The brokerage sees SBI’s net profit rising 82% to Rs 7168 crore during the quarter and ICICI Bank’s net jumping 145% to Rs 3,944 crore.
“SBI will look be outlier with strong recovery and provisions write back although the bank will also factor in DHFL NPA and normalized slippages. Operational SBI should do better on good NII growth and controlled opex,” Prabhudas Lilladher said.
Punjab National Bank, Bank of Baroda and Union Bank will see an uptick in recoveries and lower slippages relatively helping earnings and asset quality, it said.
Kotak Institutional Equities is more bullish on the banking sector’s prospects. “We model 74% y-o-y growth in net profit of the banking and diversified financials sector led by a recovery from some large corporate NPL accounts, lower tax rates and large fair value gain of Rs 9,000 crore recorded by HDFC on de-recognition of investment in Gruh following the latter’s merger with Bandhan Bank,” the Kotak report said. The results also look good as there was a low base on account of higher provisioning during the year-ago quarter.
Among private banks, ICICI Bank and Axis Bank are likely to post strong recovery with provision reversals and full tax benefit, while HDFC also would get the full benefit of tax benefit as during the last quarter all private except Kotak had seen DTA markdown.
“We expect mid-size private banks’ performance to remain mixed, with Federal Bank/DCB reporting 17%/18% YoY growth in net earnings. On the other hand, RBL’s earnings will be impacted by higher credit cost due to its exposure to a few stressed groups. The bank’s PAT is thus expected to decline sharply, though PPoP growth may remain healthy at 30% YoY,” the Motilal Oswal report said.
It expects small finance banks’ earnings to remain mixed with AU Bank reporting a robust PPoP/PAT growth of 68%/91% YoY, led by strong loan growth of 32% YoY, though Equitas is expected to report modest PPoP/PAT growth of 11%/3% YoY.
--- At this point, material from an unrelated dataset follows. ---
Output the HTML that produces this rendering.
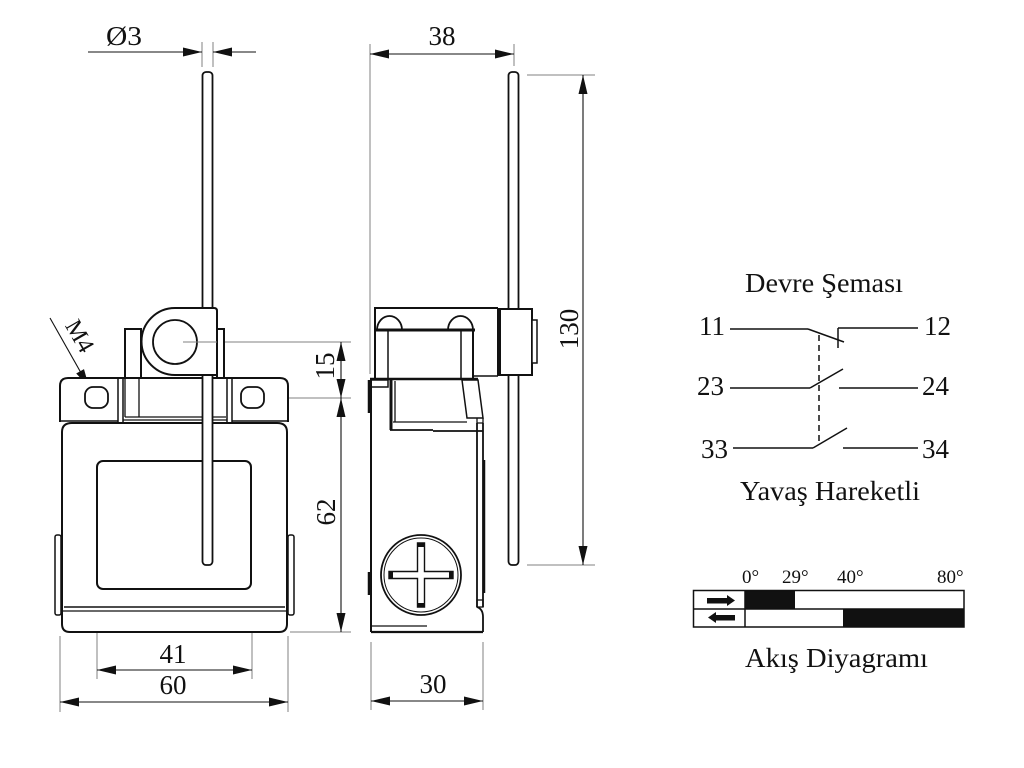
<!DOCTYPE html>
<html>
<head>
<meta charset="utf-8">
<style>
html,body{margin:0;padding:0;background:#fff;}
svg{display:block;}
text{font-family:"Liberation Serif","DejaVu Serif",serif;fill:#111;}
</style>
</head>
<body>
<svg width="1024" height="768" viewBox="0 0 1024 768" xmlns="http://www.w3.org/2000/svg">
<rect width="1024" height="768" fill="#fff"/>

<!-- ===== extension lines (gray) ===== -->
<g stroke="#808080" stroke-width="1" fill="none">
  <line x1="202" y1="42" x2="202" y2="67"/>
  <line x1="213" y1="42" x2="213" y2="67"/>
  <line x1="97" y1="417" x2="97" y2="679"/>
  <line x1="252" y1="417" x2="252" y2="679"/>
  <line x1="60" y1="636" x2="60" y2="712"/>
  <line x1="288" y1="636" x2="288" y2="712"/>
  <line x1="183" y1="342" x2="351" y2="342"/>
  <line x1="263" y1="398" x2="351" y2="398"/>
  <line x1="290" y1="632" x2="351" y2="632"/>
  <line x1="370" y1="44" x2="370" y2="374"/>
  <line x1="514" y1="44" x2="514" y2="66"/>
  <line x1="527" y1="75" x2="595" y2="75"/>
  <line x1="527" y1="565" x2="595" y2="565"/>
  <line x1="371" y1="642" x2="371" y2="710"/>
  <line x1="483" y1="642" x2="483" y2="710"/>
</g>

<!-- ===== dimension lines (black) ===== -->
<g stroke="#111" stroke-width="1.1" fill="none">
  <line x1="88" y1="52" x2="202" y2="52"/>
  <line x1="213" y1="52" x2="256" y2="52"/>
  <line x1="370" y1="54" x2="514" y2="54"/>
  <line x1="583" y1="75" x2="583" y2="565"/>
  <line x1="341" y1="342" x2="341" y2="632"/>
  <line x1="97" y1="670" x2="252" y2="670"/>
  <line x1="60" y1="702" x2="288" y2="702"/>
  <line x1="371" y1="701" x2="483" y2="701"/>
  <line x1="50" y1="318" x2="89" y2="387"/>
</g>
<g fill="#111" stroke="none">
  <polygon points="202,52 183,47.5 183,56.5"/>
  <polygon points="213,52 232,47.5 232,56.5"/>
  <polygon points="370,54 389,49.5 389,58.5"/>
  <polygon points="514,54 495,49.5 495,58.5"/>
  <polygon points="583,75 578.5,94 587.5,94"/>
  <polygon points="583,565 578.5,546 587.5,546"/>
  <polygon points="341,342 336.5,361 345.5,361"/>
  <polygon points="341,398 336.5,379 345.5,379"/>
  <polygon points="341,398 336.5,417 345.5,417"/>
  <polygon points="341,632 336.5,613 345.5,613"/>
  <polygon points="97,670 116,665.5 116,674.5"/>
  <polygon points="252,670 233,665.5 233,674.5"/>
  <polygon points="60,702 79,697.5 79,706.5"/>
  <polygon points="288,702 269,697.5 269,706.5"/>
  <polygon points="371,701 390,696.5 390,705.5"/>
  <polygon points="483,701 464,696.5 464,705.5"/>
  <polygon points="89,387 84.0,369.1 76.2,373.5"/>
</g>

<!-- ===== LEFT VIEW ===== -->
<g stroke="#111" fill="none" stroke-width="2">
  <!-- upper ears -->
  <path d="M60,422 L60,386 Q60,378 68,378 L280,378 Q288,378 288,386 L288,422" fill="#fff"/>
  <line x1="60" y1="421" x2="118" y2="421" stroke-width="1.5"/>
  <line x1="232" y1="421" x2="288" y2="421" stroke-width="1.5"/>
  <line x1="118" y1="378" x2="118" y2="422" stroke-width="1.5"/>
  <line x1="123" y1="378" x2="123" y2="422" stroke-width="1.5"/>
  <line x1="227" y1="378" x2="227" y2="422" stroke-width="1.5"/>
  <line x1="232" y1="378" x2="232" y2="422" stroke-width="1.5"/>
  <line x1="125" y1="417" x2="226" y2="417" stroke-width="1.3"/>
  <line x1="123" y1="420" x2="227" y2="420" stroke-width="1.3"/>
  <rect x="85" y="387" width="23" height="21" rx="8" stroke-width="1.8"/>
  <rect x="241" y="387" width="23" height="21" rx="8" stroke-width="1.8"/>
  <!-- lid -->
  <path d="M62,432 Q62,423 72,423 L277,423 Q287,423 287,432 L287,624 Q287,632 279,632 L70,632 Q62,632 62,624 Z" fill="#fff"/>
  <line x1="64" y1="607" x2="285" y2="607" stroke-width="1.5"/>
  <line x1="62" y1="611" x2="287" y2="611" stroke-width="1.3"/>
  <!-- side tabs -->
  <rect x="55" y="535" width="6" height="80" rx="2" stroke-width="1.5" fill="#fff"/>
  <rect x="288" y="535" width="6" height="80" rx="2" stroke-width="1.5" fill="#fff"/>
  <!-- window -->
  <rect x="97" y="461" width="154" height="128" rx="6" stroke-width="2"/>
  <!-- posts -->
  <rect x="125" y="329" width="16" height="49" fill="#fff" stroke-width="2"/>
  <line x1="139" y1="378" x2="139" y2="417" stroke-width="1.3"/>
  <line x1="125" y1="378" x2="125" y2="417" stroke-width="1.3"/>
  <rect x="217" y="329" width="7" height="49" fill="#fff" stroke-width="2"/>
  <!-- rod -->
  <rect x="202.5" y="72" width="10" height="493" rx="3.5" fill="#fff" stroke-width="1.8"/>
  <!-- roller holder -->
  <path d="M175,308 L214,308 Q217,308 217,311 L217,375 L175,375 A33.5,33.5 0 0 1 175,308 Z" fill="#fff" stroke-width="2"/>
  <circle cx="175" cy="342" r="22" stroke-width="1.8"/>
</g>
<line x1="183" y1="342" x2="217" y2="342" stroke="#808080" stroke-width="1"/>

<!-- ===== MIDDLE VIEW ===== -->
<g stroke="#111" fill="none" stroke-width="2">
  <!-- cap -->
  <path d="M375,378 L375,308 L498,308" />
  <path d="M377,330 A12.5,14 0 0 1 402,330" stroke-width="1.8"/>
  <path d="M448,330 A12.5,14 0 0 1 473,330" stroke-width="1.8"/>
  <line x1="375" y1="330" x2="475" y2="330" stroke-width="3"/>
  <line x1="388" y1="330" x2="388" y2="379" stroke-width="1.5"/>
  <line x1="461" y1="330" x2="461" y2="379" stroke-width="1.5"/>
  <line x1="473" y1="330" x2="473" y2="379" stroke-width="2"/>
  <line x1="473" y1="376" x2="498" y2="376" stroke-width="1.5"/>
  <line x1="370" y1="379" x2="478" y2="379" stroke-width="2.5"/>
  <!-- body -->
  <rect x="371" y="380" width="17" height="7" stroke-width="1.5"/>
  <line x1="369" y1="380" x2="369" y2="413" stroke-width="2.5"/>
  <line x1="369" y1="572" x2="369" y2="595" stroke-width="2.5"/>
  <line x1="371" y1="379" x2="371" y2="632" stroke-width="2"/>
  <line x1="391" y1="380" x2="391" y2="430" stroke-width="3"/>
  <line x1="395" y1="381" x2="395" y2="422" stroke-width="1.3"/>
  <line x1="393" y1="422" x2="467" y2="422" stroke-width="1.3"/>
  <polygon points="462,380 478,380 483,418 467,418" stroke-width="1.5"/>
  <path d="M477,418 L477,423 L483,423 L483,418" stroke-width="1.3"/>
  <line x1="390" y1="430" x2="433" y2="430" stroke-width="1.8"/>
  <line x1="433" y1="431" x2="483" y2="431" stroke-width="1.8"/>
  <line x1="477" y1="423" x2="477" y2="607" stroke-width="1.8"/>
  <line x1="483" y1="423" x2="483" y2="607" stroke-width="1.8"/>
  <line x1="484" y1="460" x2="484" y2="593" stroke-width="2.5"/>
  <rect x="477" y="600" width="6" height="7" stroke-width="1.3"/>
  <path d="M477,607 Q483,609 483,617 L483,632" stroke-width="1.8"/>
  <line x1="371" y1="632" x2="483" y2="632" stroke-width="2.2"/>
  <line x1="371" y1="626" x2="427" y2="626" stroke-width="1.2"/>
  <!-- screw -->
  <circle cx="421" cy="575" r="40" stroke-width="1.8"/>
  <circle cx="421" cy="575" r="37" stroke-width="1"/>
  <path d="M417.5,543 L424.5,543 L424.5,571.5 L453,571.5 L453,578.5 L424.5,578.5 L424.5,607 L417.5,607 L417.5,578.5 L389,578.5 L389,571.5 L417.5,571.5 Z" stroke-width="1.4" fill="#fff"/>
</g>
<g fill="#111">
  <rect x="418" y="543" width="6" height="4"/>
  <rect x="418" y="603" width="6" height="4"/>
  <rect x="389" y="572" width="4" height="6"/>
  <rect x="449" y="572" width="4" height="6"/>
</g>
<g stroke="#111" fill="none" stroke-width="2">
  <!-- rod -->
  <rect x="508.5" y="72" width="10" height="493" rx="3.5" fill="#fff" stroke-width="1.8"/>
  <!-- rod block -->
  <rect x="498" y="309" width="34" height="66" fill="#fff" stroke-width="2"/>
  <line x1="499.5" y1="309" x2="499.5" y2="375" stroke-width="3"/>
  <rect x="532" y="320" width="5" height="43" fill="#fff" stroke-width="1.5"/>
</g>

<!-- ===== dimension texts ===== -->
<g font-size="27">
  <text x="106" y="45" textLength="36" lengthAdjust="spacingAndGlyphs">Ø3</text>
  <text x="442" y="45" text-anchor="middle">38</text>
  <text x="173" y="663" text-anchor="middle">41</text>
  <text x="173" y="694" text-anchor="middle">60</text>
  <text x="433" y="693" text-anchor="middle">30</text>
  <text transform="translate(334,366) rotate(-90)" text-anchor="middle">15</text>
  <text transform="translate(335,512) rotate(-90)" text-anchor="middle">62</text>
  <text transform="translate(578,329) rotate(-90)" text-anchor="middle">130</text>
</g>
<text transform="translate(73,340) rotate(60)" text-anchor="middle" font-size="24">M4</text>

<!-- ===== CIRCUIT SCHEMATIC ===== -->
<g font-size="27">
  <text x="745" y="292" textLength="158" lengthAdjust="spacingAndGlyphs">Devre Şeması</text>
  <text x="699" y="335">11</text>
  <text x="924" y="335">12</text>
  <text x="697" y="395">23</text>
  <text x="922" y="395">24</text>
  <text x="701" y="458">33</text>
  <text x="922" y="458">34</text>
  <text x="740" y="500" textLength="180" lengthAdjust="spacingAndGlyphs">Yavaş Hareketli</text>
  <text x="745" y="667" textLength="183" lengthAdjust="spacingAndGlyphs">Akış Diyagramı</text>
</g>
<g stroke="#111" stroke-width="1.5" fill="none">
  <line x1="730" y1="329" x2="808" y2="329"/>
  <line x1="808" y1="329" x2="844" y2="342"/>
  <line x1="838" y1="328" x2="918" y2="328"/>
  <line x1="838" y1="328" x2="838" y2="348"/>
  <line x1="730" y1="388" x2="810" y2="388"/>
  <line x1="810" y1="388" x2="843" y2="369"/>
  <line x1="839" y1="388" x2="918" y2="388"/>
  <line x1="733" y1="448" x2="813" y2="448"/>
  <line x1="813" y1="448" x2="847" y2="428"/>
  <line x1="843" y1="448" x2="918" y2="448"/>
  <line x1="819" y1="335" x2="819" y2="443" stroke-dasharray="6,4"/>
</g>

<!-- ===== FLOW DIAGRAM ===== -->
<g font-size="19">
  <text x="742" y="583">0°</text>
  <text x="782" y="583">29°</text>
  <text x="837" y="583">40°</text>
  <text x="937" y="583">80°</text>
</g>
<rect x="745" y="590" width="50" height="19" fill="#111"/>
<rect x="843" y="609" width="121" height="18" fill="#111"/>
<g stroke="#111" stroke-width="1.5" fill="none">
  <rect x="693.5" y="590.5" width="270.5" height="36.5"/>
  <line x1="693.5" y1="609" x2="964" y2="609"/>
  <line x1="745" y1="590.5" x2="745" y2="627"/>
</g>
<g fill="#111">
  <rect x="707" y="598" width="21" height="5.5"/>
  <polygon points="727,595 735,600.5 727,606"/>
  <rect x="715" y="615" width="20" height="5.5"/>
  <polygon points="716,612 708,617.5 716,623"/>
</g>
</svg>
</body>
</html>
Life insurance firms, however, are likely to report modest earnings growth. “HDFC Life and ICICI Prudential Life are estimated to report net premium income growth of 22% and 16% YoY, respectively. With a continued focus on the protection business, the margins trajectory will likely remain stable. Overall, we expect PAT growth of 15% for HDFC Life and 10% YoY for ICICI Prudential,” the Motilal Oswal report said.